Major League Baseball has no timetable for finishing its investigation of domestic violence allegations against Chicago Cubs shortstop Addison Russell by his ex-wife, Commissioner Rob Manfred said Tuesday night.
"Right now, we're kind of going day by day," Manfred said. "That's the best I can do for you. The most important thing is to take our time, make sure we have all the facts, and make sure we try to make a decision at a point in time that it doesn't affect roster decisions and things like that."
Manfred said it's "conceivable" a decision is announced before the end of the playoffs, though he would not say if it's likely. He spoke prior to the wild-card game between Chicago and Colorado.

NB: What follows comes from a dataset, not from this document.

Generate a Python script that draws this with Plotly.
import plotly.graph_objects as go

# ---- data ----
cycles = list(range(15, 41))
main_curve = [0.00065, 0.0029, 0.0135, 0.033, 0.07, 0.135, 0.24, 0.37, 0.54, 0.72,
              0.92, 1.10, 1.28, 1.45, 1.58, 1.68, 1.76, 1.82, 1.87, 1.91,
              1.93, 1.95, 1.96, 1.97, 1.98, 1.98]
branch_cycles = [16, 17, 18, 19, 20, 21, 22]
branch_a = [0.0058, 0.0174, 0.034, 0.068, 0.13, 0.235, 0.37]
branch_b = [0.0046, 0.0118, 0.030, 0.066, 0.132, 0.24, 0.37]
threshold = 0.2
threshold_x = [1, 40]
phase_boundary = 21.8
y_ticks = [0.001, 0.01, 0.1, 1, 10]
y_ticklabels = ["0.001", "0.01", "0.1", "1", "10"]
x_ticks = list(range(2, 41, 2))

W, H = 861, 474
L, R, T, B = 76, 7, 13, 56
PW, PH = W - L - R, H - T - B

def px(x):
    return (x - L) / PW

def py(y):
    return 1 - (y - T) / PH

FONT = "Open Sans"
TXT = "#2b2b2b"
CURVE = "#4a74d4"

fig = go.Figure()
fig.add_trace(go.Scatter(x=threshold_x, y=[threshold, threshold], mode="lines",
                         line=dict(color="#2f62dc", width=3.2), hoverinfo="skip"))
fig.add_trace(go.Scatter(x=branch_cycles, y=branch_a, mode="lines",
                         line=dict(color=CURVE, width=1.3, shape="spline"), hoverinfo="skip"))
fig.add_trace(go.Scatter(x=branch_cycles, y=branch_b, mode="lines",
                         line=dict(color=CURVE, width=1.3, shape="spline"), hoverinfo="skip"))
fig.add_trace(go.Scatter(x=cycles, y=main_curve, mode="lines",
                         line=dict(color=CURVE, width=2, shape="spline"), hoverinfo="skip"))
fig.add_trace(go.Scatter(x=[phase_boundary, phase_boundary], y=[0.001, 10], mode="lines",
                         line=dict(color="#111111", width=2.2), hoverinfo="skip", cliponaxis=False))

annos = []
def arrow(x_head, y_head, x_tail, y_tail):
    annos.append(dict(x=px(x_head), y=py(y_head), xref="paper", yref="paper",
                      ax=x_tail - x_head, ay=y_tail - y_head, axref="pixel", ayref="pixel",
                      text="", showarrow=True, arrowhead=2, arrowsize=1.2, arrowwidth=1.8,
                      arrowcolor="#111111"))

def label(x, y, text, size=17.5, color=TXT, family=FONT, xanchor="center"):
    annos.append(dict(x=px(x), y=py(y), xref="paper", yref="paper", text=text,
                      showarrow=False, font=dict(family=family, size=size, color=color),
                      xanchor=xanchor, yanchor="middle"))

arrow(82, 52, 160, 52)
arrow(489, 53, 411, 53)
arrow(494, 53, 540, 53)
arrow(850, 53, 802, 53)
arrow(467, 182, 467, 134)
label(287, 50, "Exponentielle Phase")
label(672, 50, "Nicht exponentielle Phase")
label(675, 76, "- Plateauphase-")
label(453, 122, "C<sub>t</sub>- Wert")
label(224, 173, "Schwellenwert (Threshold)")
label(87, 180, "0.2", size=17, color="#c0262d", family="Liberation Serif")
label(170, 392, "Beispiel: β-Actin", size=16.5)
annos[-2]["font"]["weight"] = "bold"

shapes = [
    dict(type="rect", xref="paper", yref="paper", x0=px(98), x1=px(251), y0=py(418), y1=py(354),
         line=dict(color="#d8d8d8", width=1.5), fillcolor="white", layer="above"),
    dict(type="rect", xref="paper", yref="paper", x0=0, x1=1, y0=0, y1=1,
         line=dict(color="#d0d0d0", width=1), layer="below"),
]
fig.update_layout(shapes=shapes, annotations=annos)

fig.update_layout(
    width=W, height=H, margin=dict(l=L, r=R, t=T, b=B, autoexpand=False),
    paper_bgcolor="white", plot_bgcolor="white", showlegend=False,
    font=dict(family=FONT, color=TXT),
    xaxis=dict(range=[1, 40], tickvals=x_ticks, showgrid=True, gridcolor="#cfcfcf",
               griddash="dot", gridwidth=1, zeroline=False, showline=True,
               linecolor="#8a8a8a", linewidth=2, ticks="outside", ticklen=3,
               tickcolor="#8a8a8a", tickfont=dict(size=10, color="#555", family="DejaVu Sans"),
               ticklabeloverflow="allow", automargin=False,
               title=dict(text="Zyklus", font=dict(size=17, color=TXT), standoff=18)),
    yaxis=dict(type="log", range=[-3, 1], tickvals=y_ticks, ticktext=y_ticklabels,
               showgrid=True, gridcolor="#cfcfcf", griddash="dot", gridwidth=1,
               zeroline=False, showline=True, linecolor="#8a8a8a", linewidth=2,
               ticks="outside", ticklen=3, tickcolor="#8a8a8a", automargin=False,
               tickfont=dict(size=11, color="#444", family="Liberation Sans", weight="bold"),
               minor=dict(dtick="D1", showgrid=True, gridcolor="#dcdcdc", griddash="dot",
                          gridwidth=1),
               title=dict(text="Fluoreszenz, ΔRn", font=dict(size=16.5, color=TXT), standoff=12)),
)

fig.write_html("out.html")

MLB has said it began an investigation last year after allegations first became public.
Reidy posted a photo on her Instagram account with a caption suggesting her husband of about 18 months had been unfaithful to her. In another post, a user — described by Reidy as a close friend — claimed Russell had "hit" his wife. The post was later deleted.

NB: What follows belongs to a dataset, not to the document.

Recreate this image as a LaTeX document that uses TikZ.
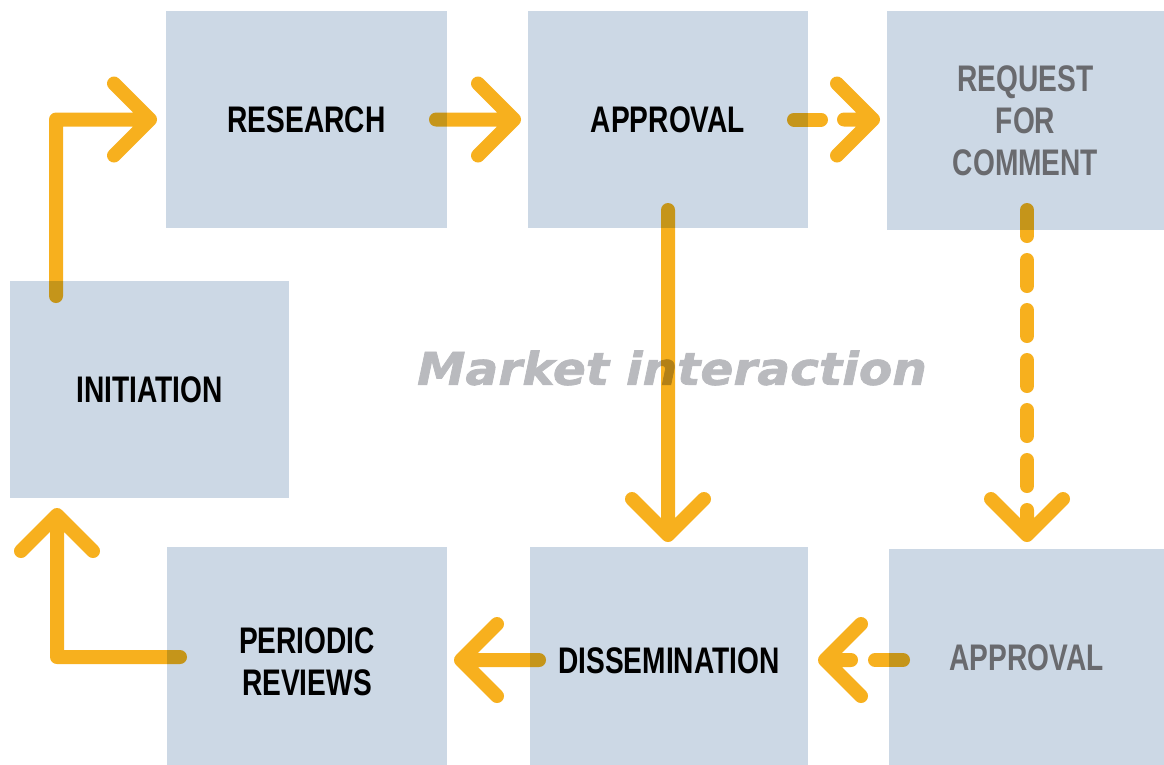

Reidy declined to talk to MLB at the time because she decided it was not in her family's best interests, her attorney, Thomas Field, said last year.

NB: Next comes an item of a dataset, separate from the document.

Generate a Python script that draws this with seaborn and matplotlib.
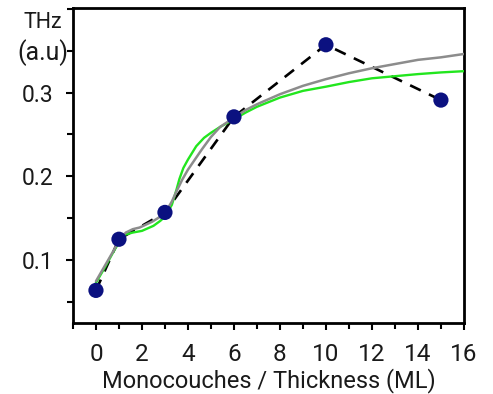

In September, a blog post attributed to Reidy described more detailed allegations, including years of physical and emotional abuse. Less than 12 hours later, MLB announced Russell had been put on leave under MLB's domestic violence policy.
Chicago acquired Russell in a July 2014 trade with Oakland. He helped the Cubs win the World Series two years ago, batting .238 with 21 homers and 95 RBIs in 151 games.
Russell hit .250 with five homers and 38 RBIs in 130 games this season.